(Exercise goal):
The records below are split into lines. How many of those lines contain the string "Clone"? Reply with the number only.

(Entries shown):
....

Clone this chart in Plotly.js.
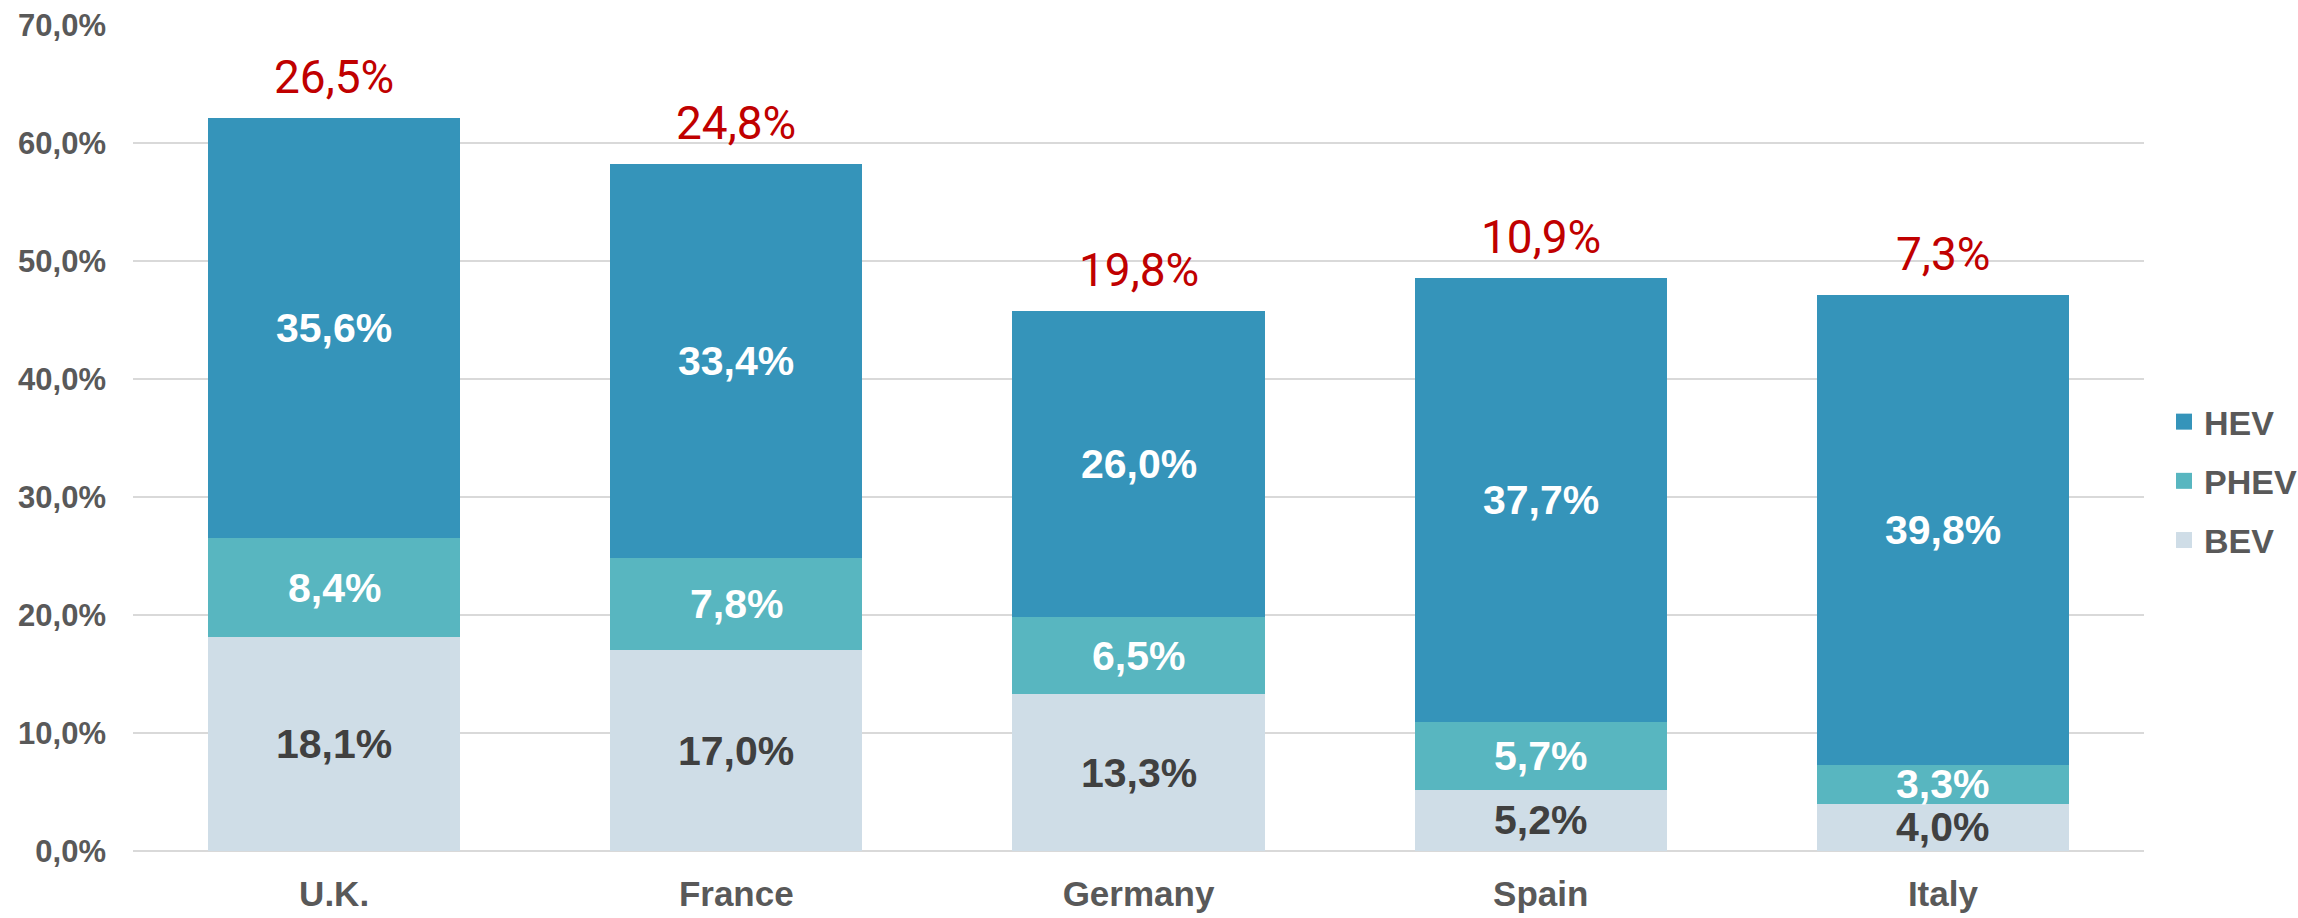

....

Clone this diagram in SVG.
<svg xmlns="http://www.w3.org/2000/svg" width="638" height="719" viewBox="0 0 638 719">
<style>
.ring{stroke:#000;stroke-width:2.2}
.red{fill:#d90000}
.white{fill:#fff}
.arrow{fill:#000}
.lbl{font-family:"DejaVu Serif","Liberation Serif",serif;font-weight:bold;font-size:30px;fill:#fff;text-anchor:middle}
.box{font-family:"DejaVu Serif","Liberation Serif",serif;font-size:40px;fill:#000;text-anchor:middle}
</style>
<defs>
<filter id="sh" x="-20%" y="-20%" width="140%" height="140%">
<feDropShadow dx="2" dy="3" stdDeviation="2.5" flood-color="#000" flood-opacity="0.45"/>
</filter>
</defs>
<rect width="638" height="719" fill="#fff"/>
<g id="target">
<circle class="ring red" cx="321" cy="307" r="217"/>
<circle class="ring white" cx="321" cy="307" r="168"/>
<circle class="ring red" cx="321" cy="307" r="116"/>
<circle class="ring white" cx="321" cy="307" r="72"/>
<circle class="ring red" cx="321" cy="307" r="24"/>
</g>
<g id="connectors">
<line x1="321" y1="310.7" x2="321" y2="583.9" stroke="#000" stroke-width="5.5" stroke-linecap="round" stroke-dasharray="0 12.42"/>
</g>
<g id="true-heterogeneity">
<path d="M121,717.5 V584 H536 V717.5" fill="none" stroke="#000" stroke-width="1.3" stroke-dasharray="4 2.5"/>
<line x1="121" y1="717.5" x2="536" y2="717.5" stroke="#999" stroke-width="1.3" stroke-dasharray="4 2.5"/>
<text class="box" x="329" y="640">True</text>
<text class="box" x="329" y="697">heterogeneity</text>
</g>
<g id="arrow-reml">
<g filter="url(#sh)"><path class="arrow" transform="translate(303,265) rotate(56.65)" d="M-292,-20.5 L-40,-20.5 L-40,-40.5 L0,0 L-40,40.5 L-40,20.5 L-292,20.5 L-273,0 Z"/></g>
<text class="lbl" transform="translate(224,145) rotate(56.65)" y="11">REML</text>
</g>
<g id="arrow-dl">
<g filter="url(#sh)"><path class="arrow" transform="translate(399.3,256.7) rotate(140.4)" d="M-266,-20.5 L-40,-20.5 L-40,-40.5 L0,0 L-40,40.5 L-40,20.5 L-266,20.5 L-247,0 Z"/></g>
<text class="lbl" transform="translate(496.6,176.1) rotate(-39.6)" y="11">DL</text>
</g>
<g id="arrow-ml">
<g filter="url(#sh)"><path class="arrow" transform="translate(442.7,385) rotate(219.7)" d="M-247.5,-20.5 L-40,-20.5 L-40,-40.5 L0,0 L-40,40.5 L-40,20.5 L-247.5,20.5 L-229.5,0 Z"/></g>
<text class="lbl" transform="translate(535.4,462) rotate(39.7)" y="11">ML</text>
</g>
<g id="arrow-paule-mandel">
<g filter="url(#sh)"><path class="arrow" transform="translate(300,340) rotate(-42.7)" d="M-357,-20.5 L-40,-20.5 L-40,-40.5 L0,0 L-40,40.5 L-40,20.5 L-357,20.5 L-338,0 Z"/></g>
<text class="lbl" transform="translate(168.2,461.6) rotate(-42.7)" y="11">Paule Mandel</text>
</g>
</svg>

....

(Finished task):
2